Pour moi, quand la pluie tombe, elle construit une maquette sonore de l´espace. Le bruit varie en fonction de la superficie et du matériau que les gouttes touchent, que ce soit du bois, du métal ou du verre. Cela émet des sons très différents, qui révèlent des particularités de l´espace. C´est une expérience qui m´intéresse beaucoup : découvrir un langage caché, préexistant, que l’on doit ensuite traduire en langage humain. Cette méthode, je l’ai empruntée à la musique, et plus précisément à la musique sérielle où, par exemple, Olivier Messiaen (un compositeur français) utilise le chant des oiseaux pour le transcrire dans le cadre d’ un orchestre. Il s´agit d´une autre tentative de transcription, qui me sert de repère.

Tu utilises le terme ensõ, qui veut dire cercle en japonais, pour nommer et numériser tes œuvres.  On peut y voir un clin d’œil à la culture esthétique du Zen, ou le mettre en lien avec certains postulats de John Cage. Quels sont les auteurs ou sources d’inspirations qui guident ta pratique?

Actuellement, je suis très attiré par le travail de Hito Steyerl et aussi par le cinéma, qui pour moi est un espace de conjoncture entre la musique, l’image et les différentes cultures. On est tous très influencés par le cinéma et c´est la raison pour laquelle Harun Farocki est une référence importante pour moi, particulièrement par sa façon d’utiliser le cinéma. Je fais aussi souvent usage des écrits de Deleuze et Foucault, qui sont très présents, tout comme Gaston Bachelard. Il est toujours là, comme un grand point de repère dans mon travail. Sa Poétique des espaces est pour moi une Bible, c´est mon maître à penser.

Quels sont tes projets après la résidence?

Découvrir la France ! L’art me permet de m’exprimer, mais c’est aussi un moyen de vivre.
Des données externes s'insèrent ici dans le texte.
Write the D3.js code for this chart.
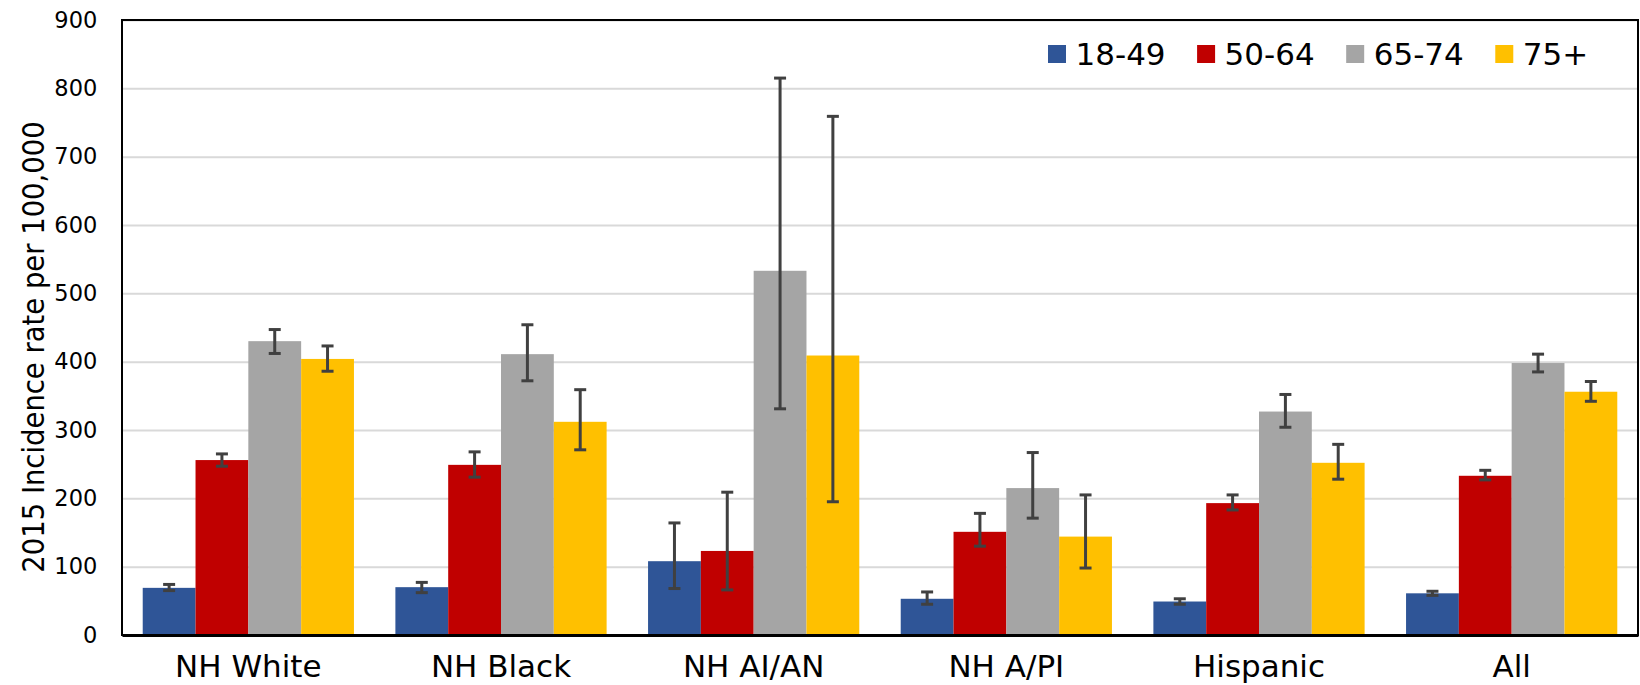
<!DOCTYPE html>
<html>
<head>
<meta charset="utf-8">
<script src="https://cdn.jsdelivr.net/npm/d3@7"></script>
<style>
  html, body { margin: 0; padding: 0; background: #fff; }
  svg { display: block; }
  .cond { font-family: "DejaVu Sans Condensed", "DejaVu Sans", sans-serif; font-stretch: condensed; }
  .verd { font-family: "DejaVu Sans", Verdana, sans-serif; }
</style>
</head>
<body>
<svg id="chart" width="1640" height="685"></svg>
<script>
// Race / ethnicity groups along the x axis
const categories = ["NH White", "NH Black", "NH AI/AN", "NH A/PI", "Hispanic", "All"];
// Age groups (one bar per group within each category)
const ageGroups = ["18-49", "50-64", "65-74", "75+"];
const ageColors = ["#2F5597", "#C00000", "#A5A5A5", "#FFC000"];

// 2015 incidence rate per 100,000, by age group
const rate18to49 = [69, 70, 108, 53, 49, 61];
const rate50to64 = [256, 249, 123, 151, 193, 233];
const rate65to74 = [430, 411, 533, 215, 327, 398];
const rate75plus = [404, 312, 409, 144, 252, 356];

// 95% confidence limits
const lower18to49 = [65, 62, 68, 45, 45, 58];
const upper18to49 = [74, 77, 164, 63, 53, 64];
const lower50to64 = [247, 231, 66, 130, 183, 227];
const upper50to64 = [265, 268, 209, 178, 205, 241];
const lower65to74 = [412, 372, 331, 171, 304, 385];
const upper65to74 = [447, 454, 815, 267, 352, 411];
const lower75plus = [386, 271, 195, 98, 228, 342];
const upper75plus = [423, 359, 759, 205, 279, 371];

// y axis ticks
const yTicks = [0, 100, 200, 300, 400, 500, 600, 700, 800, 900];
const yTitle = "2015 Incidence rate per 100,000";

const rates = [rate18to49, rate50to64, rate65to74, rate75plus];
const lowers = [lower18to49, lower50to64, lower65to74, lower75plus];
const uppers = [upper18to49, upper50to64, upper65to74, upper75plus];

const records = [];
categories.forEach((cat, ci) => {
  ageGroups.forEach((age, ai) => {
    records.push({ cat, age, ai, value: rates[ai][ci], lo: lowers[ai][ci], hi: uppers[ai][ci] });
  });
});

const plot = { left: 122, right: 1638, top: 20, bottom: 635 };
const svg = d3.select("#chart");

const x0 = d3.scaleBand().domain(categories).range([plot.left, plot.right])
  .paddingInner(0.164).paddingOuter(0.082);
const x1 = d3.scaleBand().domain(ageGroups).range([0, x0.bandwidth()]);
const y = d3.scaleLinear().domain([0, 900]).range([plot.bottom, plot.top]);
const color = d3.scaleOrdinal().domain(ageGroups).range(ageColors);

// horizontal gridlines
const grid = svg.append("g")
  .attr("transform", `translate(${plot.left},0)`)
  .call(d3.axisLeft(y).tickValues(yTicks).tickSize(-(plot.right - plot.left)).tickFormat(""));
grid.select(".domain").remove();
grid.selectAll(".tick line").attr("stroke", "#D9D9D9").attr("stroke-width", 2);

// bars
svg.append("g").selectAll("rect")
  .data(records)
  .join("rect")
  .attr("x", d => x0(d.cat) + x1(d.age))
  .attr("width", x1.bandwidth())
  .attr("y", d => y(d.value))
  .attr("height", d => y(0) - y(d.value))
  .attr("fill", d => color(d.age));

// error bars
const capHalf = 6;
const eb = svg.append("g").attr("stroke", "#404040").attr("stroke-width", 3).attr("fill", "none");
records.forEach(d => {
  const cx = x0(d.cat) + x1(d.age) + x1.bandwidth() / 2;
  eb.append("line").attr("x1", cx).attr("x2", cx).attr("y1", y(d.lo)).attr("y2", y(d.hi));
  eb.append("line").attr("x1", cx - capHalf).attr("x2", cx + capHalf).attr("y1", y(d.lo)).attr("y2", y(d.lo));
  eb.append("line").attr("x1", cx - capHalf).attr("x2", cx + capHalf).attr("y1", y(d.hi)).attr("y2", y(d.hi));
});

// plot frame
svg.append("rect")
  .attr("x", plot.left).attr("y", plot.top)
  .attr("width", plot.right - plot.left).attr("height", plot.bottom - plot.top)
  .attr("fill", "none").attr("stroke", "#000").attr("stroke-width", 2);

// y axis labels
const yAxis = svg.append("g")
  .attr("transform", `translate(${plot.left},0)`)
  .call(d3.axisLeft(y).tickValues(yTicks).tickSize(0).tickPadding(24.7));
yAxis.select(".domain").remove();
yAxis.selectAll("text").attr("class", "verd").attr("font-size", 22.5).attr("fill", "#000");

// x axis (category labels) with baseline
const xAxis = svg.append("g")
  .attr("transform", `translate(0,${plot.bottom})`)
  .call(d3.axisBottom(x0).tickSize(0));
xAxis.select(".domain").attr("stroke", "#000").attr("stroke-width", 3);
xAxis.selectAll("text").attr("class", "verd").attr("font-size", 31).attr("fill", "#000")
  .attr("y", 42).attr("dy", null);

// y axis title
svg.append("text")
  .attr("class", "cond")
  .attr("transform", `translate(44,347) rotate(-90)`)
  .attr("text-anchor", "middle")
  .attr("font-size", 30.5)
  .attr("fill", "#000")
  .text(yTitle);

// legend
const legend = svg.append("g").attr("class", "verd");
let lx = 1048;
ageGroups.forEach(age => {
  legend.append("rect").attr("x", lx).attr("y", 45).attr("width", 18).attr("height", 18).attr("fill", color(age));
  const t = legend.append("text").attr("x", lx + 27.5).attr("y", 65)
    .attr("font-size", 31).attr("fill", "#000").text(age);
  lx += 27.5 + t.node().getComputedTextLength() + 31.5;
});
</script>
</body>
</html>
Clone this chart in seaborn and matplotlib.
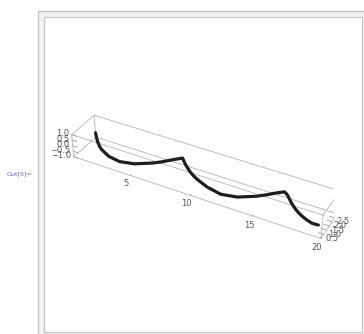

Je vis en France maintenant et j´aimerais bien découvrir ce pays, ainsi que l´Europe entière.

Concernant mon travail, je m’ intéresse beaucoup au concept même de langage et à sa traduction dans la programmation de logiciels. Je trouve les structures de la langue très similaires à celles de la musique, qui est universelle, et je crois que la programmation a aussi cette potentialité. Je veux voir comment utiliser cela en tant que nouvelle forme d’expression.